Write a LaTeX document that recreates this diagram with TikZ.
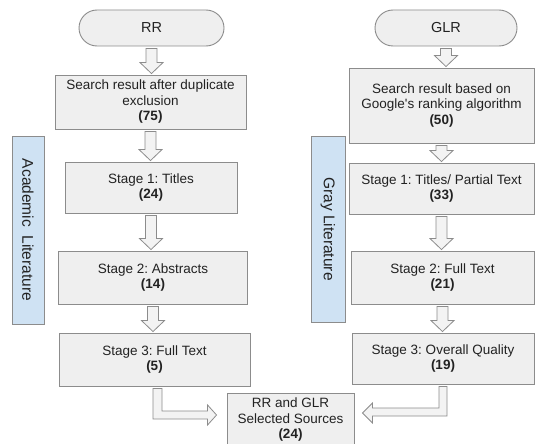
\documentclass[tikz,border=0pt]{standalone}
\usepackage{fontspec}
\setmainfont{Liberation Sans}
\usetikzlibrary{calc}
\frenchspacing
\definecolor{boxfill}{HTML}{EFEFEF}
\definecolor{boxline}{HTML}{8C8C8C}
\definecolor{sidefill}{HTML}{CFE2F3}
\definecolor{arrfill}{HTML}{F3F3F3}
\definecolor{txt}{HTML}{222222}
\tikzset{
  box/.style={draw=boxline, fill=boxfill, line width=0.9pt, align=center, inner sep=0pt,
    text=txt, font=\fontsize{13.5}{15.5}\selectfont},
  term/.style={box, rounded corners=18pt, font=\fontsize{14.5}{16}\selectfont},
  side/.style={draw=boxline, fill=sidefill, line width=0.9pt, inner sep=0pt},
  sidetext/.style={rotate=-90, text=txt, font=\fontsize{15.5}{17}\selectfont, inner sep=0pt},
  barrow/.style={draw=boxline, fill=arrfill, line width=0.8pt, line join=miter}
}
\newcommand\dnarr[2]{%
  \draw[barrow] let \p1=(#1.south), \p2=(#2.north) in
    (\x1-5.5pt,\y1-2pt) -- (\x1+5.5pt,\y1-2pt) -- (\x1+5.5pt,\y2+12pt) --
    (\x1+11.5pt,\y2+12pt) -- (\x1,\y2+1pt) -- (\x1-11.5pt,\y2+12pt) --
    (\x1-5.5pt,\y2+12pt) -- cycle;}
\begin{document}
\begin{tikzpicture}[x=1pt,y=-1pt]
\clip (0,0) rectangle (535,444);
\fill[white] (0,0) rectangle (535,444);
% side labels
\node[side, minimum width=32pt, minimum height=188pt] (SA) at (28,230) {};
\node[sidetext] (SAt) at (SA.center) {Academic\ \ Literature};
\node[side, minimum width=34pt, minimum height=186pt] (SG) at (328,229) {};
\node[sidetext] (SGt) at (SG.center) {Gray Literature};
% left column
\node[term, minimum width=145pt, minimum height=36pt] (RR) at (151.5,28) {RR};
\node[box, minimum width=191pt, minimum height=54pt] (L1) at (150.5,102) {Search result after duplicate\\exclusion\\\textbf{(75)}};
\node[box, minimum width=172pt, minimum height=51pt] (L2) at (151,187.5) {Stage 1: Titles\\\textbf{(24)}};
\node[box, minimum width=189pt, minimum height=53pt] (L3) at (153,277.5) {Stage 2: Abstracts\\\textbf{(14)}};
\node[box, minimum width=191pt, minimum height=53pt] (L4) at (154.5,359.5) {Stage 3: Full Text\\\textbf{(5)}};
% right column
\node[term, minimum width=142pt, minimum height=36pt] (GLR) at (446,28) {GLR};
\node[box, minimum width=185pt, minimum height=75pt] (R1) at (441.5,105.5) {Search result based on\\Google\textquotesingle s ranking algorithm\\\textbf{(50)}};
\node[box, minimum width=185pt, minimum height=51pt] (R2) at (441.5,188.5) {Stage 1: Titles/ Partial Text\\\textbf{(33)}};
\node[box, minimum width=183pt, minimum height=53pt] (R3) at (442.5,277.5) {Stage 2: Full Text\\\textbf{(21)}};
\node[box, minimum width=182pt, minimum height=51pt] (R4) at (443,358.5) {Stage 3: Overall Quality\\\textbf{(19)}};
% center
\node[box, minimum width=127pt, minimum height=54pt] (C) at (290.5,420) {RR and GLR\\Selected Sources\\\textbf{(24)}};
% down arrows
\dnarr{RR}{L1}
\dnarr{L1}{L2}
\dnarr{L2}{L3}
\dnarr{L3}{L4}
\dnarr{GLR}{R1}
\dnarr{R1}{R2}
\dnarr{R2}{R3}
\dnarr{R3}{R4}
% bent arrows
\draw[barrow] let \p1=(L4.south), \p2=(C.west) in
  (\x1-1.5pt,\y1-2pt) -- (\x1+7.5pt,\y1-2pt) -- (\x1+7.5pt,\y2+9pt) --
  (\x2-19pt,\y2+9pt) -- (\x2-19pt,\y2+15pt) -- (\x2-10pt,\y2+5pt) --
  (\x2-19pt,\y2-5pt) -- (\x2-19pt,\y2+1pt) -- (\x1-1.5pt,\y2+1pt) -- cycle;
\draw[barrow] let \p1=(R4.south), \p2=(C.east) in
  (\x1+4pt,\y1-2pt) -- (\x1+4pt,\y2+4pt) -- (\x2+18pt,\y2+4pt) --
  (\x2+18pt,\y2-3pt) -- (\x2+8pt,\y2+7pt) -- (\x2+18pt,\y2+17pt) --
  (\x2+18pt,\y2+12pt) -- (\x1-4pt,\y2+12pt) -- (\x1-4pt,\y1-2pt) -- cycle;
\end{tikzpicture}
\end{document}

======

Repeat the data above exactly, but not the pictures.

Write a LaTeX document that recreates this diagram with TikZ.
\documentclass[tikz,border=0pt]{standalone}
\usepackage{fontspec}
\setmainfont{Liberation Sans}
\usetikzlibrary{calc}
\frenchspacing
\definecolor{boxfill}{HTML}{EFEFEF}
\definecolor{boxline}{HTML}{8C8C8C}
\definecolor{sidefill}{HTML}{CFE2F3}
\definecolor{arrfill}{HTML}{F3F3F3}
\definecolor{txt}{HTML}{222222}
\tikzset{
  box/.style={draw=boxline, fill=boxfill, line width=0.9pt, align=center, inner sep=0pt,
    text=txt, font=\fontsize{13.5}{15.5}\selectfont},
  term/.style={box, rounded corners=18pt, font=\fontsize{14.5}{16}\selectfont},
  side/.style={draw=boxline, fill=sidefill, line width=0.9pt, inner sep=0pt},
  sidetext/.style={rotate=-90, text=txt, font=\fontsize{15.5}{17}\selectfont, inner sep=0pt},
  barrow/.style={draw=boxline, fill=arrfill, line width=0.8pt, line join=miter}
}
\newcommand\dnarr[2]{%
  \draw[barrow] let \p1=(#1.south), \p2=(#2.north) in
    (\x1-5.5pt,\y1-2pt) -- (\x1+5.5pt,\y1-2pt) -- (\x1+5.5pt,\y2+12pt) --
    (\x1+11.5pt,\y2+12pt) -- (\x1,\y2+1pt) -- (\x1-11.5pt,\y2+12pt) --
    (\x1-5.5pt,\y2+12pt) -- cycle;}
\begin{document}
\begin{tikzpicture}[x=1pt,y=-1pt]
\clip (0,0) rectangle (535,444);
\fill[white] (0,0) rectangle (535,444);
% side labels
\node[side, minimum width=32pt, minimum height=188pt] (SA) at (28,230) {};
\node[sidetext] (SAt) at (SA.center) {Academic\ \ Literature};
\node[side, minimum width=34pt, minimum height=186pt] (SG) at (328,229) {};
\node[sidetext] (SGt) at (SG.center) {Gray Literature};
% left column
\node[term, minimum width=145pt, minimum height=36pt] (RR) at (151.5,28) {RR};
\node[box, minimum width=191pt, minimum height=54pt] (L1) at (150.5,102) {Search result after duplicate\\exclusion\\\textbf{(75)}};
\node[box, minimum width=172pt, minimum height=51pt] (L2) at (151,187.5) {Stage 1: Titles\\\textbf{(24)}};
\node[box, minimum width=189pt, minimum height=53pt] (L3) at (153,277.5) {Stage 2: Abstracts\\\textbf{(14)}};
\node[box, minimum width=191pt, minimum height=53pt] (L4) at (154.5,359.5) {Stage 3: Full Text\\\textbf{(5)}};
% right column
\node[term, minimum width=142pt, minimum height=36pt] (GLR) at (446,28) {GLR};
\node[box, minimum width=185pt, minimum height=75pt] (R1) at (441.5,105.5) {Search result based on\\Google\textquotesingle s ranking algorithm\\\textbf{(50)}};
\node[box, minimum width=185pt, minimum height=51pt] (R2) at (441.5,188.5) {Stage 1: Titles/ Partial Text\\\textbf{(33)}};
\node[box, minimum width=183pt, minimum height=53pt] (R3) at (442.5,277.5) {Stage 2: Full Text\\\textbf{(21)}};
\node[box, minimum width=182pt, minimum height=51pt] (R4) at (443,358.5) {Stage 3: Overall Quality\\\textbf{(19)}};
% center
\node[box, minimum width=127pt, minimum height=54pt] (C) at (290.5,420) {RR and GLR\\Selected Sources\\\textbf{(24)}};
% down arrows
\dnarr{RR}{L1}
\dnarr{L1}{L2}
\dnarr{L2}{L3}
\dnarr{L3}{L4}
\dnarr{GLR}{R1}
\dnarr{R1}{R2}
\dnarr{R2}{R3}
\dnarr{R3}{R4}
% bent arrows
\draw[barrow] let \p1=(L4.south), \p2=(C.west) in
  (\x1-1.5pt,\y1-2pt) -- (\x1+7.5pt,\y1-2pt) -- (\x1+7.5pt,\y2+9pt) --
  (\x2-19pt,\y2+9pt) -- (\x2-19pt,\y2+15pt) -- (\x2-10pt,\y2+5pt) --
  (\x2-19pt,\y2-5pt) -- (\x2-19pt,\y2+1pt) -- (\x1-1.5pt,\y2+1pt) -- cycle;
\draw[barrow] let \p1=(R4.south), \p2=(C.east) in
  (\x1+4pt,\y1-2pt) -- (\x1+4pt,\y2+4pt) -- (\x2+18pt,\y2+4pt) --
  (\x2+18pt,\y2-3pt) -- (\x2+8pt,\y2+7pt) -- (\x2+18pt,\y2+17pt) --
  (\x2+18pt,\y2+12pt) -- (\x1-4pt,\y2+12pt) -- (\x1-4pt,\y1-2pt) -- cycle;
\end{tikzpicture}
\end{document}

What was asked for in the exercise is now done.